§ Data:
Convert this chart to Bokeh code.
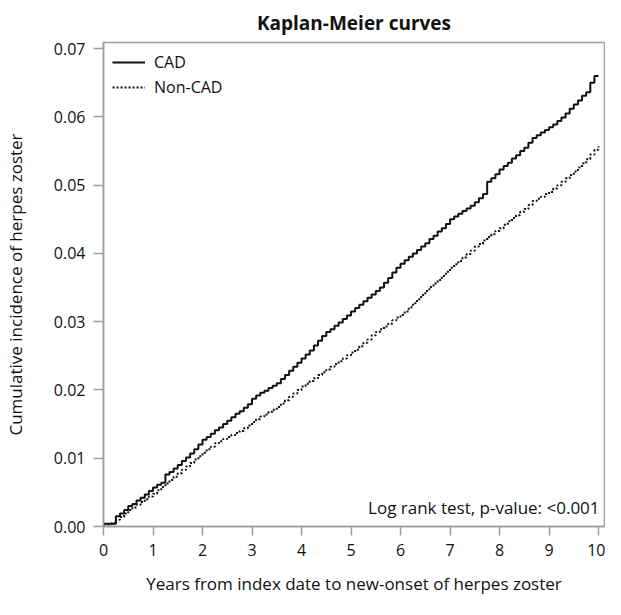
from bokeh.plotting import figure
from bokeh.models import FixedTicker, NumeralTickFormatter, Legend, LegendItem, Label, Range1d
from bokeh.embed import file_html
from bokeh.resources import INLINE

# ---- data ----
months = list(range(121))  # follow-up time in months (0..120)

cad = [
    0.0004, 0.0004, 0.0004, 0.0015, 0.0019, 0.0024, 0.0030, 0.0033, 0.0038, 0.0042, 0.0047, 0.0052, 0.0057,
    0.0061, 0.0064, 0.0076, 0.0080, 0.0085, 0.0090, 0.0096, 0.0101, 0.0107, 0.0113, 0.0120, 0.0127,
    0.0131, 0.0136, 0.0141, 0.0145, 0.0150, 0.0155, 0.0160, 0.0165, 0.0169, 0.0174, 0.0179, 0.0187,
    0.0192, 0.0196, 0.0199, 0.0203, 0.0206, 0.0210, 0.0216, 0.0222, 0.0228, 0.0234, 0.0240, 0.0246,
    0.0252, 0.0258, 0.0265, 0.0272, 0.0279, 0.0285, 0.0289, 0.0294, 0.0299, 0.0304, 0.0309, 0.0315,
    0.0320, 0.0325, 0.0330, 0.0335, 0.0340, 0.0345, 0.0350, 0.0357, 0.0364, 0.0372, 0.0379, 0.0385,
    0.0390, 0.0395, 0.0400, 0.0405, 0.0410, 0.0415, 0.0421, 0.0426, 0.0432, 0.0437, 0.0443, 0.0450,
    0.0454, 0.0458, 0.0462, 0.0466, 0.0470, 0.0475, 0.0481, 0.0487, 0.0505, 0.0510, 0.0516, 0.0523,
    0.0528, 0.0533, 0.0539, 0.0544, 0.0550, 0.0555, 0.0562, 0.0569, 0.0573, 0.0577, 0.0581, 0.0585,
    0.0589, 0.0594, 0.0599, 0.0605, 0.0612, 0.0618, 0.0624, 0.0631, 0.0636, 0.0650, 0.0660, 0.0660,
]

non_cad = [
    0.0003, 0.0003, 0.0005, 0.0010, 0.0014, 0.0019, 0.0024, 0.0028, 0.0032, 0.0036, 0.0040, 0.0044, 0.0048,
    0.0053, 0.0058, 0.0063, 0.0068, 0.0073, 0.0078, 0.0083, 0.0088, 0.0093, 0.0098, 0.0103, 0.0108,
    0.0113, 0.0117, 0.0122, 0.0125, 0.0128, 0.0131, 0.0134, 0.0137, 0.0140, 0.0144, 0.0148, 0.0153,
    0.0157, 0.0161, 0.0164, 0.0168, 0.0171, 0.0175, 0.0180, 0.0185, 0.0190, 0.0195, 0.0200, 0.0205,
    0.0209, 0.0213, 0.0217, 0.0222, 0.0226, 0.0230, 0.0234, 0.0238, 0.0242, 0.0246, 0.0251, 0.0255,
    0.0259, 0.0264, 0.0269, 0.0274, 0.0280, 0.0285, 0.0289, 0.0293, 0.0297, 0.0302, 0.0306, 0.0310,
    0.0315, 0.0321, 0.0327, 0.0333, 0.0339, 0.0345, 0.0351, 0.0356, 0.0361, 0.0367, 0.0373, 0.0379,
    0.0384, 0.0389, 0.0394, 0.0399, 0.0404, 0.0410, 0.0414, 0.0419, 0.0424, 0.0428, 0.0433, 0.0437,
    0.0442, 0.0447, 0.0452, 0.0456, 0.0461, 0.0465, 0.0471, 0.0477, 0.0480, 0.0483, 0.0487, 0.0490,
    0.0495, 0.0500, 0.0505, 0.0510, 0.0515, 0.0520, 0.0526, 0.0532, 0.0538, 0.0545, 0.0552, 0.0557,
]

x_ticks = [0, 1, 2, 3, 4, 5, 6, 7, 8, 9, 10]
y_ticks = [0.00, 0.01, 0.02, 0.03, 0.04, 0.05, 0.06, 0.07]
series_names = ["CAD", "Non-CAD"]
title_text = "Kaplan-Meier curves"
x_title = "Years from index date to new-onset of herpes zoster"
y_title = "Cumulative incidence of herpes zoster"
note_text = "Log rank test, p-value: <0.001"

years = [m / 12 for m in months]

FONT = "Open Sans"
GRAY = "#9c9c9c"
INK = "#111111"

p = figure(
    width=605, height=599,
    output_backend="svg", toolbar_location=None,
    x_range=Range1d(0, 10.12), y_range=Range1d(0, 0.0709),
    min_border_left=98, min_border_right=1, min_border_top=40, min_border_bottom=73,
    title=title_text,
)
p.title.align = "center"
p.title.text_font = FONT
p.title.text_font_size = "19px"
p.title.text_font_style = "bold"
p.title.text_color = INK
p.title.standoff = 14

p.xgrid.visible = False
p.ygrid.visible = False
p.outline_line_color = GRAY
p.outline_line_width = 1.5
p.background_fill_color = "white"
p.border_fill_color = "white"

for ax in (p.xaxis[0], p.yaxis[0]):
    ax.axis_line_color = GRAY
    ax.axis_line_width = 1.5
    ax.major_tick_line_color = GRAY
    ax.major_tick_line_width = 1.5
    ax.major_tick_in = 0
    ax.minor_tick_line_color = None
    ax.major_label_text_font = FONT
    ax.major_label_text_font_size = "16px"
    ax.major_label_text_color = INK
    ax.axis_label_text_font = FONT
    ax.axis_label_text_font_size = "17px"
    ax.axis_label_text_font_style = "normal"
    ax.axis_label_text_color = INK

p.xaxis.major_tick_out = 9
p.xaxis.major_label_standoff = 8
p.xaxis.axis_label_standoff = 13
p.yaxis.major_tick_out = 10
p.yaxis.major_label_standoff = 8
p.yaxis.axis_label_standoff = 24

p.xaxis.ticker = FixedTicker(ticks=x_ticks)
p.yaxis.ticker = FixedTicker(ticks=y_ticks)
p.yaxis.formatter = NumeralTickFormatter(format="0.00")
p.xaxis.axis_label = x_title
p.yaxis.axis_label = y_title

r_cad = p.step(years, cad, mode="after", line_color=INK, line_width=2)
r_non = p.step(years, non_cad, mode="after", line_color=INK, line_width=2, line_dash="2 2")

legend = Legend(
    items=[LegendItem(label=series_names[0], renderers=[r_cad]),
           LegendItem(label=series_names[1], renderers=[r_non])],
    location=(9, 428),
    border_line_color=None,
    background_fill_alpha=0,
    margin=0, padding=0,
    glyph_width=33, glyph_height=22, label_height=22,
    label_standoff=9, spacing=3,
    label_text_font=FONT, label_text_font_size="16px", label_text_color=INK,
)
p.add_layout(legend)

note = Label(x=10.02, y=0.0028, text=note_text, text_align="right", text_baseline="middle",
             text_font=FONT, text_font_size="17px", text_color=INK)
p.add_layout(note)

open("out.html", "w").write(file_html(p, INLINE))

§ Problem to work on: Word for word, quote the full listing, omitting every picture.

§ Task result:
Convert this chart to Bokeh code.
from bokeh.plotting import figure
from bokeh.models import FixedTicker, NumeralTickFormatter, Legend, LegendItem, Label, Range1d
from bokeh.embed import file_html
from bokeh.resources import INLINE

# ---- data ----
months = list(range(121))  # follow-up time in months (0..120)

cad = [
    0.0004, 0.0004, 0.0004, 0.0015, 0.0019, 0.0024, 0.0030, 0.0033, 0.0038, 0.0042, 0.0047, 0.0052, 0.0057,
    0.0061, 0.0064, 0.0076, 0.0080, 0.0085, 0.0090, 0.0096, 0.0101, 0.0107, 0.0113, 0.0120, 0.0127,
    0.0131, 0.0136, 0.0141, 0.0145, 0.0150, 0.0155, 0.0160, 0.0165, 0.0169, 0.0174, 0.0179, 0.0187,
    0.0192, 0.0196, 0.0199, 0.0203, 0.0206, 0.0210, 0.0216, 0.0222, 0.0228, 0.0234, 0.0240, 0.0246,
    0.0252, 0.0258, 0.0265, 0.0272, 0.0279, 0.0285, 0.0289, 0.0294, 0.0299, 0.0304, 0.0309, 0.0315,
    0.0320, 0.0325, 0.0330, 0.0335, 0.0340, 0.0345, 0.0350, 0.0357, 0.0364, 0.0372, 0.0379, 0.0385,
    0.0390, 0.0395, 0.0400, 0.0405, 0.0410, 0.0415, 0.0421, 0.0426, 0.0432, 0.0437, 0.0443, 0.0450,
    0.0454, 0.0458, 0.0462, 0.0466, 0.0470, 0.0475, 0.0481, 0.0487, 0.0505, 0.0510, 0.0516, 0.0523,
    0.0528, 0.0533, 0.0539, 0.0544, 0.0550, 0.0555, 0.0562, 0.0569, 0.0573, 0.0577, 0.0581, 0.0585,
    0.0589, 0.0594, 0.0599, 0.0605, 0.0612, 0.0618, 0.0624, 0.0631, 0.0636, 0.0650, 0.0660, 0.0660,
]

non_cad = [
    0.0003, 0.0003, 0.0005, 0.0010, 0.0014, 0.0019, 0.0024, 0.0028, 0.0032, 0.0036, 0.0040, 0.0044, 0.0048,
    0.0053, 0.0058, 0.0063, 0.0068, 0.0073, 0.0078, 0.0083, 0.0088, 0.0093, 0.0098, 0.0103, 0.0108,
    0.0113, 0.0117, 0.0122, 0.0125, 0.0128, 0.0131, 0.0134, 0.0137, 0.0140, 0.0144, 0.0148, 0.0153,
    0.0157, 0.0161, 0.0164, 0.0168, 0.0171, 0.0175, 0.0180, 0.0185, 0.0190, 0.0195, 0.0200, 0.0205,
    0.0209, 0.0213, 0.0217, 0.0222, 0.0226, 0.0230, 0.0234, 0.0238, 0.0242, 0.0246, 0.0251, 0.0255,
    0.0259, 0.0264, 0.0269, 0.0274, 0.0280, 0.0285, 0.0289, 0.0293, 0.0297, 0.0302, 0.0306, 0.0310,
    0.0315, 0.0321, 0.0327, 0.0333, 0.0339, 0.0345, 0.0351, 0.0356, 0.0361, 0.0367, 0.0373, 0.0379,
    0.0384, 0.0389, 0.0394, 0.0399, 0.0404, 0.0410, 0.0414, 0.0419, 0.0424, 0.0428, 0.0433, 0.0437,
    0.0442, 0.0447, 0.0452, 0.0456, 0.0461, 0.0465, 0.0471, 0.0477, 0.0480, 0.0483, 0.0487, 0.0490,
    0.0495, 0.0500, 0.0505, 0.0510, 0.0515, 0.0520, 0.0526, 0.0532, 0.0538, 0.0545, 0.0552, 0.0557,
]

x_ticks = [0, 1, 2, 3, 4, 5, 6, 7, 8, 9, 10]
y_ticks = [0.00, 0.01, 0.02, 0.03, 0.04, 0.05, 0.06, 0.07]
series_names = ["CAD", "Non-CAD"]
title_text = "Kaplan-Meier curves"
x_title = "Years from index date to new-onset of herpes zoster"
y_title = "Cumulative incidence of herpes zoster"
note_text = "Log rank test, p-value: <0.001"

years = [m / 12 for m in months]

FONT = "Open Sans"
GRAY = "#9c9c9c"
INK = "#111111"

p = figure(
    width=605, height=599,
    output_backend="svg", toolbar_location=None,
    x_range=Range1d(0, 10.12), y_range=Range1d(0, 0.0709),
    min_border_left=98, min_border_right=1, min_border_top=40, min_border_bottom=73,
    title=title_text,
)
p.title.align = "center"
p.title.text_font = FONT
p.title.text_font_size = "19px"
p.title.text_font_style = "bold"
p.title.text_color = INK
p.title.standoff = 14

p.xgrid.visible = False
p.ygrid.visible = False
p.outline_line_color = GRAY
p.outline_line_width = 1.5
p.background_fill_color = "white"
p.border_fill_color = "white"

for ax in (p.xaxis[0], p.yaxis[0]):
    ax.axis_line_color = GRAY
    ax.axis_line_width = 1.5
    ax.major_tick_line_color = GRAY
    ax.major_tick_line_width = 1.5
    ax.major_tick_in = 0
    ax.minor_tick_line_color = None
    ax.major_label_text_font = FONT
    ax.major_label_text_font_size = "16px"
    ax.major_label_text_color = INK
    ax.axis_label_text_font = FONT
    ax.axis_label_text_font_size = "17px"
    ax.axis_label_text_font_style = "normal"
    ax.axis_label_text_color = INK

p.xaxis.major_tick_out = 9
p.xaxis.major_label_standoff = 8
p.xaxis.axis_label_standoff = 13
p.yaxis.major_tick_out = 10
p.yaxis.major_label_standoff = 8
p.yaxis.axis_label_standoff = 24

p.xaxis.ticker = FixedTicker(ticks=x_ticks)
p.yaxis.ticker = FixedTicker(ticks=y_ticks)
p.yaxis.formatter = NumeralTickFormatter(format="0.00")
p.xaxis.axis_label = x_title
p.yaxis.axis_label = y_title

r_cad = p.step(years, cad, mode="after", line_color=INK, line_width=2)
r_non = p.step(years, non_cad, mode="after", line_color=INK, line_width=2, line_dash="2 2")

legend = Legend(
    items=[LegendItem(label=series_names[0], renderers=[r_cad]),
           LegendItem(label=series_names[1], renderers=[r_non])],
    location=(9, 428),
    border_line_color=None,
    background_fill_alpha=0,
    margin=0, padding=0,
    glyph_width=33, glyph_height=22, label_height=22,
    label_standoff=9, spacing=3,
    label_text_font=FONT, label_text_font_size="16px", label_text_color=INK,
)
p.add_layout(legend)

note = Label(x=10.02, y=0.0028, text=note_text, text_align="right", text_baseline="middle",
             text_font=FONT, text_font_size="17px", text_color=INK)
p.add_layout(note)

open("out.html", "w").write(file_html(p, INLINE))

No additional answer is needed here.